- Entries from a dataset

+===+

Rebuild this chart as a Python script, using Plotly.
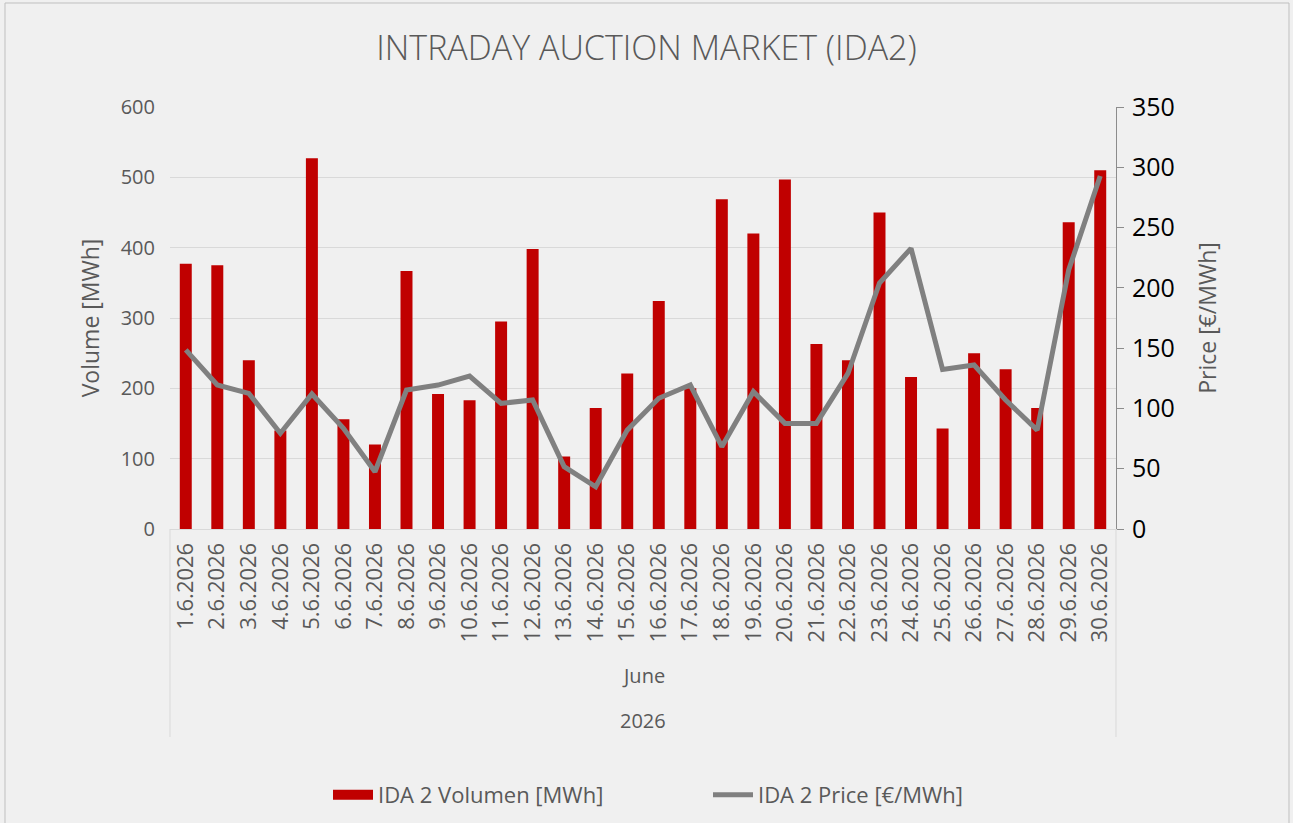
import plotly.graph_objects as go

days = [f"{d}.6.2026" for d in range(1, 31)]
volume = [377, 375, 240, 140, 527, 156, 120, 367, 192, 183,
          295, 398, 103, 172, 221, 324, 200, 469, 420, 497,
          263, 240, 450, 216, 143, 250, 227, 172, 436, 510]
price = [148.5, 119.4, 112.5, 79.4, 112.0, 83.5, 47.5, 115.3, 119.4, 126.9,
         104.2, 107.0, 51.7, 35.0, 82.0, 108.4, 119.4, 68.3, 113.9, 87.6,
         87.6, 129.0, 204.0, 232.8, 132.4, 136.0, 107.0, 82.0, 214.8, 292.8]
month_label = "June"
year_label = "2026"

text_color = "#595959"
font = "Open Sans"
bar_color = "#c00000"
line_color = "#808080"

# plot area in pixels (from the original)
top, bottom, left, right = 107, 529, 170, 1116
ph = bottom - top
pw = right - left


def py(pix):
    return (bottom - pix) / ph


def px(pix):
    return (pix - left) / pw


fig = go.Figure()

fig.add_trace(go.Bar(x=days,
                     y=volume,
                     name="IDA 2 Volumen [MWh]",
                     marker={"color": bar_color, "line": {"width": 0}},
                     width=0.38,
                     showlegend=False))

# legend-only entry so the legend key is a wide red block like the original
fig.add_trace(go.Scatter(x=[None],
                         y=[None],
                         mode="lines",
                         name="IDA 2 Volumen [MWh]",
                         line={"color": bar_color, "width": 14}))

fig.add_trace(go.Scatter(x=days,
                         y=price,
                         mode="lines",
                         name="IDA 2 Price [€/MWh]",
                         yaxis="y2",
                         line={"color": line_color, "width": 5}))

fig.update_layout(width=1293, height=823,
                  margin={"l": left, "r": 1293 - right, "t": top, "b": 823 - bottom, "autoexpand": False},
                  paper_bgcolor="#f0f0f0",
                  plot_bgcolor="rgba(0,0,0,0)",
                  font={"family": font, "color": text_color, "size": 16},
                  title={"text": "INTRADAY AUCTION MARKET (IDA2)",
                         "x": 0.5, "xanchor": "center",
                         "y": 1 - 48 / 823, "yanchor": "middle",
                         "font": {"size": 34, "color": text_color, "weight": 300}},
                  xaxis={"type": "category",
                         "tickangle": -90,
                         "automargin": False,
                         "showgrid": False,
                         "showline": True,
                         "linecolor": "#d9d9d9",
                         "linewidth": 1,
                         "ticks": "",
                         "ticklabelstandoff": 4,
                         "tickfont": {"size": 22}},
                  yaxis={"range": [0, 600],
                         "dtick": 100,
                         "automargin": False,
                         "gridcolor": "#d9d9d9",
                         "gridwidth": 1,
                         "zeroline": False,
                         "showline": False,
                         "ticklabelstandoff": 14,
                         "tickfont": {"size": 20},
                         "title": {"text": "Volume [MWh]", "font": {"size": 23}, "standoff": 14}},
                  yaxis2={"range": [0, 350],
                          "dtick": 50,
                          "overlaying": "y",
                          "side": "right",
                          "automargin": False,
                          "showgrid": False,
                          "zeroline": False,
                          "showline": True,
                          "linecolor": "#8c8c8c",
                          "ticks": "outside",
                          "ticklen": 7,
                          "tickcolor": "#8c8c8c",
                          "ticklabelstandoff": 3,
                          "tickfont": {"size": 25, "color": "#000000"},
                          "title": {"text": "Price [€/MWh]", "font": {"size": 23}, "standoff": 26}},
                  legend={"orientation": "h",
                          "x": px(328), "xanchor": "left",
                          "y": py(795), "yanchor": "middle",
                          "font": {"size": 22},
                          "entrywidth": 325,
                          "itemwidth": 40,
                          "bgcolor": "rgba(0,0,0,0)"})

# multi-level category axis labels and dividers
fig.add_annotation(text=month_label, xref="paper", yref="paper", x=0.5, y=py(675), yanchor="middle",
                   showarrow=False, font={"size": 20, "color": text_color})
fig.add_annotation(text=year_label, xref="paper", yref="paper", x=0.5, y=py(720), yanchor="middle",
                   showarrow=False, font={"size": 20, "color": text_color})
for xp in [0, 1]:
    fig.add_shape(type="line", xref="paper", yref="paper", x0=xp, x1=xp, y0=0, y1=py(737),
                  line={"color": "#d9d9d9", "width": 1})

# outer chart frame
fig.add_shape(type="rect", xref="paper", yref="paper",
              x0=px(5), x1=px(1289), y0=py(830), y1=py(3),
              line={"color": "#bfbfbf", "width": 1})

fig.write_html("out.html", config={"displayModeBar": False},
               post_script="document.body.style.margin = '0';")
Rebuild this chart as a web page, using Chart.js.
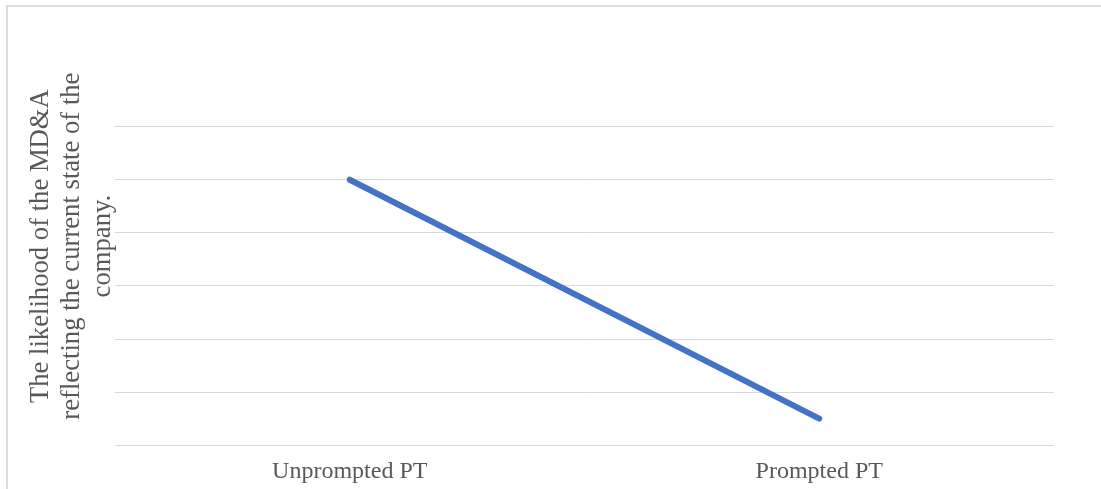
<!DOCTYPE html>
<html>
<head>
<meta charset="utf-8">
<script src="https://cdn.jsdelivr.net/npm/chart.js@4.4.1/dist/chart.umd.min.js"></script>
<style>
  html, body { margin: 0; padding: 0; background: #ffffff; overflow: hidden; }
  #wrap { position: relative; width: 1101px; height: 489px; }
  #frame {
    position: absolute; left: 6px; top: 5px; width: 1200px; height: 600px;
    border-left: 2px solid #dcdcdc; border-top: 2px solid #dcdcdc;
    box-sizing: border-box; pointer-events: none;
  }
  canvas { position: absolute; left: 0; top: 0; }
</style>
</head>
<body>
<div id="wrap">
  <canvas id="chart" width="1101" height="489"></canvas>
  <div id="frame"></div>
</div>
<script>
// Chart data
const categories = ['Unprompted PT', 'Prompted PT'];
const likelihood = [5, 0.5];
const gridValues = [0, 1, 2, 3, 4, 5, 6];
const yTitleLines = ['The likelihood of the MD&A', 'reflecting the current state of the', 'company.'];

const textColor = '#595959';
const serif = "'Liberation Serif', 'Times New Roman', serif";

new Chart(document.getElementById('chart'), {
  type: 'line',
  data: {
    labels: categories,
    datasets: [{
      data: likelihood,
      borderColor: '#4472C4',
      borderWidth: 6,
      borderCapStyle: 'round',
      borderJoinStyle: 'round',
      pointRadius: 0,
      pointHoverRadius: 0,
      fill: false,
      tension: 0
    }]
  },
  options: {
    responsive: false,
    animation: false,
    events: [],
    layout: { padding: { left: 0, right: 47, top: 47, bottom: -9 } },
    plugins: {
      legend: { display: false },
      tooltip: { enabled: false },
      title: { display: false }
    },
    scales: {
      x: {
        type: 'category',
        offset: true,
        grid: { display: false, drawTicks: false },
        border: { display: false },
        ticks: {
          color: textColor,
          padding: 12,
          font: { family: serif, size: 24, lineHeight: 1.2 }
        }
      },
      y: {
        min: 0,
        max: 7.5,
        afterBuildTicks: (scale) => {
          scale.ticks = gridValues.map(v => ({ value: v }));
        },
        grid: { color: '#d9d9d9', lineWidth: 1, drawTicks: false },
        border: { display: false },
        ticks: { display: false },
        title: {
          display: true,
          text: yTitleLines,
          color: textColor,
          padding: { top: 26, bottom: -3 },
          font: { family: serif, size: 26.67, lineHeight: 1.15 }
        }
      }
    }
  }
});
</script>
</body>
</html>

+===+

Gather each line holding the string "this".

- Completed exercise
Rebuild this chart as a Python script, using Plotly.
Rebuild this chart as a web page, using Chart.js.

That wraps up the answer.